Colorado made more than $52 million in tax revenue from the sale of recreational marijuana last year, creating for some small business owners a booming and legitimate business.
Investors from all over the country are pouring into that state to take a bite out of this slightly intoxicating brownie, including the highly educated such as chemists and businessmen.
"This is big business now," High Times Magazine Editor Dan Skye said. "People are buying up huge properties. The gross sales increase dramatically every month."
Marijuana business owners struggle for legitimacy as the feds still outlaw it, and as such, business owners don't enjoy the tax breaks of other businesses, nor are they allowed to put their profits in the bank. In Colorado, however, the pot business is booming and bringing in the revenues.
A study done by the state Department of Revenue found the demand for marijuana by Colorado residents over 21 was an estimated 121.4 metric tons in 2014. The demand by out of state visitors was an estimated 8.9 metric tons, making for a total of 130.3 metric tons sold in 2014.
"People have this interpretation that there's a lot of people who use marijuana, but we found there was only 9 percent of the adult population that use it regularly," said Natriece Bryant, a communications specialist with the Colorado Department of Revenue.

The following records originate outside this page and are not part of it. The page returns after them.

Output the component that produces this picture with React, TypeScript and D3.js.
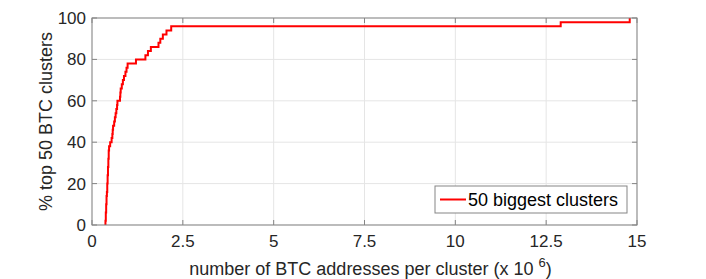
import React, { useEffect, useRef } from 'react';
import * as d3 from 'd3';

// cluster sizes (millions of addresses), sorted ascending, 50 biggest clusters
const clusterSizes = [
  0.37, 0.38, 0.38, 0.39, 0.39, 0.40, 0.40, 0.41,
  0.42, 0.42, 0.43, 0.43, 0.44, 0.44, 0.45, 0.45, 0.46, 0.46, 0.47,
  0.50,
  0.54, 0.56, 0.57, 0.58,
  0.61, 0.63, 0.65, 0.67, 0.69, 0.70,
  0.77, 0.78, 0.79,
  0.82, 0.85, 0.88,
  0.92, 0.95, 0.98,
  1.21,
  1.47, 1.54, 1.62,
  1.83, 1.88, 1.95,
  2.05,
  2.18,
  12.9,
  14.8,
];
const xTicks = [0, 2.5, 5, 7.5, 10, 12.5, 15];
const yTicks = [0, 20, 40, 60, 80, 100];
const legendLabel = '50 biggest clusters';

const App = () => {
  const svgRef = useRef<SVGSVGElement>(null);

  useEffect(() => {
    const svg = d3.select(svgRef.current);
    const width = 706;
    const height = 279;
    const margin = { top: 18, right: 69, bottom: 54, left: 92 };
    const font = '"Liberation Sans", Arial, sans-serif';
    const axisColor = '#858585';
    const textColor = '#262626';

    const x = d3.scaleLinear().domain([0, 15]).range([margin.left, width - margin.right]);
    const y = d3.scaleLinear().domain([0, 100]).range([height - margin.bottom, margin.top]);

    // cdf points
    const n = clusterSizes.length;
    const pts: [number, number][] = [[clusterSizes[0], 0]];
    clusterSizes.forEach((v, i) => pts.push([v, ((i + 1) / n) * 100]));

    // grid
    const grid = svg.append('g');
    xTicks.forEach((t) => {
      grid.append('line')
        .attr('x1', x(t)).attr('x2', x(t))
        .attr('y1', y(0)).attr('y2', y(100))
        .attr('stroke', '#e5e5e5').attr('stroke-width', 1);
    });
    yTicks.forEach((t) => {
      grid.append('line')
        .attr('x1', x(0)).attr('x2', x(15))
        .attr('y1', y(t)).attr('y2', y(t))
        .attr('stroke', '#e5e5e5').attr('stroke-width', 1);
    });

    // step line
    const line = d3.line<[number, number]>()
      .x((d) => x(d[0]))
      .y((d) => y(d[1]))
      .curve(d3.curveStepAfter);
    svg.append('path')
      .datum(pts)
      .attr('d', line)
      .attr('fill', 'none')
      .attr('stroke', '#ff0000')
      .attr('stroke-width', 2);

    // box
    svg.append('rect')
      .attr('x', x(0)).attr('y', y(100))
      .attr('width', x(15) - x(0)).attr('height', y(0) - y(100))
      .attr('fill', 'none').attr('stroke', axisColor).attr('stroke-width', 1);

    // ticks (inward, all four sides)
    const tl = 5;
    const ticks = svg.append('g').attr('stroke', axisColor);
    xTicks.forEach((t) => {
      ticks.append('line').attr('x1', x(t)).attr('x2', x(t)).attr('y1', y(0)).attr('y2', y(0) - tl);
      ticks.append('line').attr('x1', x(t)).attr('x2', x(t)).attr('y1', y(100)).attr('y2', y(100) + tl);
    });
    yTicks.forEach((t) => {
      ticks.append('line').attr('x1', x(0)).attr('x2', x(0) + tl).attr('y1', y(t)).attr('y2', y(t));
      ticks.append('line').attr('x1', x(15)).attr('x2', x(15) - tl).attr('y1', y(t)).attr('y2', y(t));
    });

    // tick labels
    svg.append('g').selectAll('text').data(xTicks).enter().append('text')
      .attr('x', (d) => x(d)).attr('y', y(0) + 22)
      .attr('text-anchor', 'middle')
      .attr('font-family', font).attr('font-size', 17).attr('fill', textColor)
      .text((d) => String(d));
    svg.append('g').selectAll('text').data(yTicks).enter().append('text')
      .attr('x', x(0) - 6).attr('y', (d) => y(d) + 6)
      .attr('text-anchor', 'end')
      .attr('font-family', font).attr('font-size', 17).attr('fill', textColor)
      .text((d) => String(d));

    // axis labels
    const xl = svg.append('text')
      .attr('x', (x(0) + x(15)) / 2 + 6).attr('y', 275)
      .attr('text-anchor', 'middle')
      .attr('font-family', font).attr('font-size', 18).attr('fill', textColor);
    xl.append('tspan').text('number of BTC addresses per cluster (x 10 ');
    xl.append('tspan').attr('dy', -8).attr('font-size', 13).text('6');
    xl.append('tspan').attr('dy', 8).text(')');

    svg.append('text')
      .attr('transform', `translate(52,${(y(0) + y(100)) / 2}) rotate(-90)`)
      .attr('text-anchor', 'middle')
      .attr('font-family', font).attr('font-size', 18).attr('fill', textColor)
      .text('% top 50 BTC clusters');

    // legend
    const lg = svg.append('g').attr('transform', 'translate(435,186)');
    lg.append('rect').attr('width', 192).attr('height', 27)
      .attr('fill', '#fff').attr('stroke', axisColor).attr('stroke-width', 1);
    lg.append('line').attr('x1', 5).attr('x2', 31).attr('y1', 13.5).attr('y2', 13.5)
      .attr('stroke', '#ff0000').attr('stroke-width', 2);
    lg.append('text').attr('x', 33).attr('y', 20)
      .attr('font-family', font).attr('font-size', 18).attr('fill', '#000')
      .text(legendLabel);

    return () => {
      svg.selectAll('*').remove();
    };
  }, []);

  return (
    <svg ref={svgRef} width={706} height={279}
      style={{ position: 'absolute', left: 0, top: 0, background: '#fff' }} />
  );
};

export default App;
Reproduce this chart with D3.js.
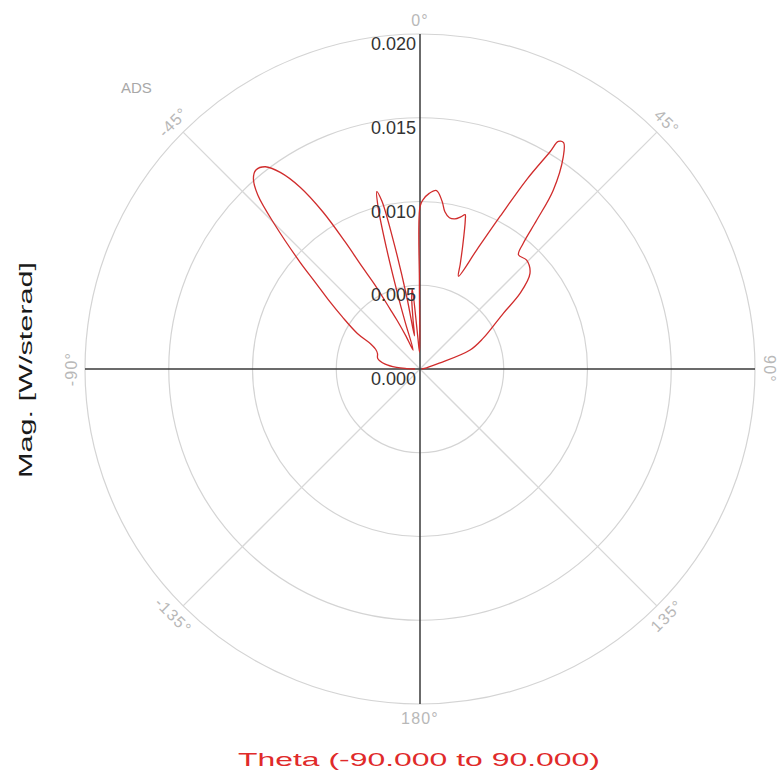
<!DOCTYPE html>
<html>
<head>
<meta charset="utf-8">
<script src="https://cdn.jsdelivr.net/npm/d3@7"></script>
<style>
  html, body { margin: 0; padding: 0; background: #fff; }
  svg { display: block; }
</style>
</head>
<body>
<svg id="chart" width="777" height="782"></svg>
<script>
// Radiation pattern: magnitude [W/sterad] against theta [deg], clockwise from 0° at the top
const thetaDeg = [
  -90, -88, -86, -82, -76, -70, -66, -63, -60.4, -56.1, -53.3, -50.4, -48.3, -45.2, -43,
  -41.2, -39.5, -37.4, -35.4, -33.4, -31.7, -30.5, -29.5, -28.2, -26.5, -25.2, -23,
  -20, -17.5, -16.7, -15.5, -14.5, -13.7, -12.8, -11.8, -10.4, -9.5, -8, -6.6, -5.5, -4,
  -1.5, -0.4, 0, 1, 3, 5.3, 7.5, 9, 11, 13.1, 15, 16.3, 16.9, 19.1, 21, 22.5,
  25.5, 27.7, 29.4, 30.9, 31.3, 32.4, 34, 36.7, 38.1, 39.4, 40.8, 44.4, 49, 52.9,
  56.2, 60.9, 64, 69.2, 73.3, 80, 90
];
const magnitude = [
  0.0003, 0.0008, 0.0014, 0.0021, 0.0026, 0.0027, 0.0029, 0.0033, 0.0043, 0.0056, 0.0067, 0.0081, 0.0096, 0.0122, 0.0142,
  0.0151, 0.0154, 0.0152, 0.0144, 0.0130, 0.0110, 0.0088, 0.0070, 0.0057, 0.0040, 0.0032, 0.0021,
  0.0012, 0.0030, 0.0045, 0.0075, 0.0100, 0.0109, 0.0103, 0.0080, 0.0044, 0.0020, 0.0030, 0.0043, 0.0048, 0.0020,
  0.0010, 0.0050, 0.0097, 0.0101, 0.0105, 0.0107, 0.0101, 0.0095, 0.0092, 0.0092, 0.0094, 0.0096, 0.0093, 0.0078, 0.0067, 0.0060,
  0.0079, 0.0103, 0.0130, 0.0151, 0.0159, 0.0160, 0.0153, 0.0133, 0.0113, 0.0097, 0.0090, 0.0091, 0.0087, 0.0075,
  0.0060, 0.0048, 0.0042, 0.0032, 0.0012, 0.0004, 0.0001
];

const radialTicks = [0, 0.005, 0.010, 0.015, 0.020];
const spokeAngles = [0, 45, 90, 135, 180, -135, -90, -45];
const spokeLabels = ["0°", "45°", "90°", "135°", "180°", "-135°", "-90°", "-45°"];
const chartTag = "ADS";
const xTitle = "Theta (-90.000 to 90.000)";
const yTitle = "Mag. [W/sterad]";

const cx = 420, cy = 369, R = 335;
const font = "'Liberation Sans', Arial, sans-serif";

const rScale = d3.scaleLinear().domain([0, 0.020]).range([0, R]);
const aScale = d3.scaleLinear().domain([-180, 180]).range([-Math.PI, Math.PI]);

const svg = d3.select("#chart");
svg.append("rect").attr("width", 777).attr("height", 782).attr("fill", "#fff");

const g = svg.append("g").attr("transform", `translate(${cx},${cy})`);

// Magnitude rings
g.selectAll("circle.ring")
  .data(radialTicks.filter(d => d > 0))
  .join("circle")
  .attr("class", "ring")
  .attr("r", d => rScale(d))
  .attr("fill", "none")
  .attr("stroke", "#d4d4d4")
  .attr("stroke-width", 1.2);

// Diagonal spokes (light) and main axes (dark)
g.selectAll("line.diag")
  .data([45, 135])
  .join("line")
  .attr("class", "diag")
  .attr("x1", d => R * Math.sin(aScale(d)))
  .attr("y1", d => -R * Math.cos(aScale(d)))
  .attr("x2", d => -R * Math.sin(aScale(d)))
  .attr("y2", d => R * Math.cos(aScale(d)))
  .attr("stroke", "#d8d8d8")
  .attr("stroke-width", 1.3);

g.selectAll("line.axis")
  .data([0, 90])
  .join("line")
  .attr("class", "axis")
  .attr("x1", d => R * Math.sin(aScale(d)))
  .attr("y1", d => -R * Math.cos(aScale(d)))
  .attr("x2", d => -R * Math.sin(aScale(d)))
  .attr("y2", d => R * Math.cos(aScale(d)))
  .attr("stroke", "#3a3a3a")
  .attr("stroke-width", 1.5);

// Pattern trace
const pts = thetaDeg.map((t, i) => ({ t, m: magnitude[i] }));
const radial = d3.lineRadial()
  .angle(d => aScale(d.t))
  .radius(d => rScale(d.m))
  .curve(d3.curveCatmullRom.alpha(0.5));

g.append("path")
  .datum(pts)
  .attr("d", radial)
  .attr("fill", "none")
  .attr("stroke", "#d02c2c")
  .attr("stroke-width", 1.3)
  .attr("stroke-linejoin", "round");

// Magnitude tick labels along the 0° axis
g.selectAll("text.rtick")
  .data(radialTicks)
  .join("text")
  .attr("class", "rtick")
  .attr("x", -4)
  .attr("y", d => -rScale(d) + 16)
  .attr("text-anchor", "end")
  .attr("font-family", font)
  .attr("font-size", 18)
  .attr("fill", "#333")
  .text(d => d3.format(".3f")(d));

// Angle labels around the rim
const labelR = 349;
g.selectAll("text.alabel")
  .data(spokeAngles.map((a, i) => ({ a, label: spokeLabels[i] })))
  .join("text")
  .attr("class", "alabel")
  .attr("transform", d => {
    const x = labelR * Math.sin(aScale(d.a));
    const y = -labelR * Math.cos(aScale(d.a));
    let rot = d.a;
    if (rot > 90) rot -= 180;
    if (rot < -90) rot += 180;
    return `translate(${x},${y}) rotate(${rot})`;
  })
  .attr("text-anchor", "middle")
  .attr("dominant-baseline", "central")
  .attr("font-family", font)
  .attr("font-size", 16)
  .attr("letter-spacing", 1.2)
  .attr("fill", "#b8b8b8")
  .text(d => d.label);

// Corner tag
svg.append("text")
  .attr("x", 121)
  .attr("y", 93)
  .attr("font-family", font)
  .attr("font-size", 15)
  .attr("fill", "#a8a8a8")
  .text(chartTag);

// Axis titles
svg.append("text")
  .attr("x", 419)
  .attr("y", 766)
  .attr("text-anchor", "middle")
  .attr("font-family", font)
  .attr("font-size", 19)
  .attr("fill", "#e02a2a")
  .attr("textLength", 362)
  .attr("lengthAdjust", "spacingAndGlyphs")
  .text(xTitle);

svg.append("text")
  .attr("transform", "translate(32,370) rotate(-90)")
  .attr("text-anchor", "middle")
  .attr("font-family", font)
  .attr("font-size", 18)
  .attr("fill", "#1a1a1a")
  .attr("textLength", 216)
  .attr("lengthAdjust", "spacingAndGlyphs")
  .text(yTitle);
</script>
</body>
</html>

An estimated 487,000 adults consume marijuana once or more per month, Bryant said.
Bryant said the state last year brought in $63.4 million from taxes on marijuana sales alone, not including licensing fees. This broke down to $52.5 million from recreational sales and $10.8 million from medical sales. For recreational sales, the state charges a 15 percent excise tax and a special sales tax of 10 percent on top of the 2.9 percent general state sales tax.
Skye, who is based in New York, said there is still outside sentiment that marijuana continues to be a dangerous drug, but Colorado may be disproving that theory with the business its garnered with recreational sales.
People near and far are watching with bated breath as Colorado and Washington pave the way for future legalization and enough benefits have already been seen that other states have begun the process.
"We're under a microscope," said John Rotherham, the owner of Nature's Herbs and Wellness, 522 27th St., in Garden City. "The whole world wants us to fail."
Rotherham wants to run a legitimate business. He does not want the impression out there he is just providing drugs to the Harold and Kumar-type stoners.
"We run just like every other business does," Rotherham said. "But it's very tough. Trust me."
Since marijuana is still illegal at the federal level, Rotherham said he can't have a bank account linked to his business because it's considered drug money laundering. Marijuana businesses also are denied any tax deductions given to other businesses, Rotherham said.
Marijuana was outlawed in the 1930s, but the prohibition challenge began in 1996, when Oregon and California legalized medicinal marijuana. Since then, 23 states have legalized medical marijuana and four have legalized recreational use. Nature's Herbs and Wellness's head grower and manager Tucker Eldridge said they help many people now with medical marijuana and it's a profitable business on the recreation side.
While the negative stigma is easing some, Rotherham and Eldridge agree the fight is not over. But people are now realizing that marijuana isn't as bad as has been made out for several decades.
"It's not the threat that it was perceived to be for the past 70 years," Eldridge said.
Skye said there is nothing out there yet like Colorado's and Washington's weed stores, but other states are working toward it.
"We've got a lot of new blood coming into the industry," Skye said. "A lot of people who are experts in other fields."
At Nature's Herbs and Wellness, they already employ several experts from other industries, such as a chemist who helps make the edibles and oils. Nature's Herbs and Wellness helps between 300 and 400 patients on a daily basis, Eldridge said.
"There's no damage to the fabric of America," Skye said. "There's just more tax revenue and fewer people in jail."
Everything in a marijuana store is tracked in a state program. Each plant is tracked by a bar code from the time it's planted until it's sold, Eldridge explained.
Feb. 1 marked the start of new packaging requirements for edibles, so they are childproof -- something to which Rotherham was more than happy to adhere at Nature's Herbs and Wellness.
Rotherham said he wants to be compliant with these requirements, first, because his business is legitimate, and second, because he doesn't want children to get their hands on his product.
"We don't want children to get a hold of this as much as anybody else because it distracts from the legitimacy of our business," he said.
At this point, Rotherham, Eldridge and Skye all say there's no going back.
"The shift in people's thinking -- everybody realizes the war on drugs is costing too much money," Skye said.
The revenue has been significant.
"I don't see it going backward," Rotherham said. "They're seen the revenue. It's going to be hard to reverse that."
Plus, he said, everybody wants to be involved.
"Right now people are trying to expand," Skye said. "Everybody is trying to get bigger. They have big dreams."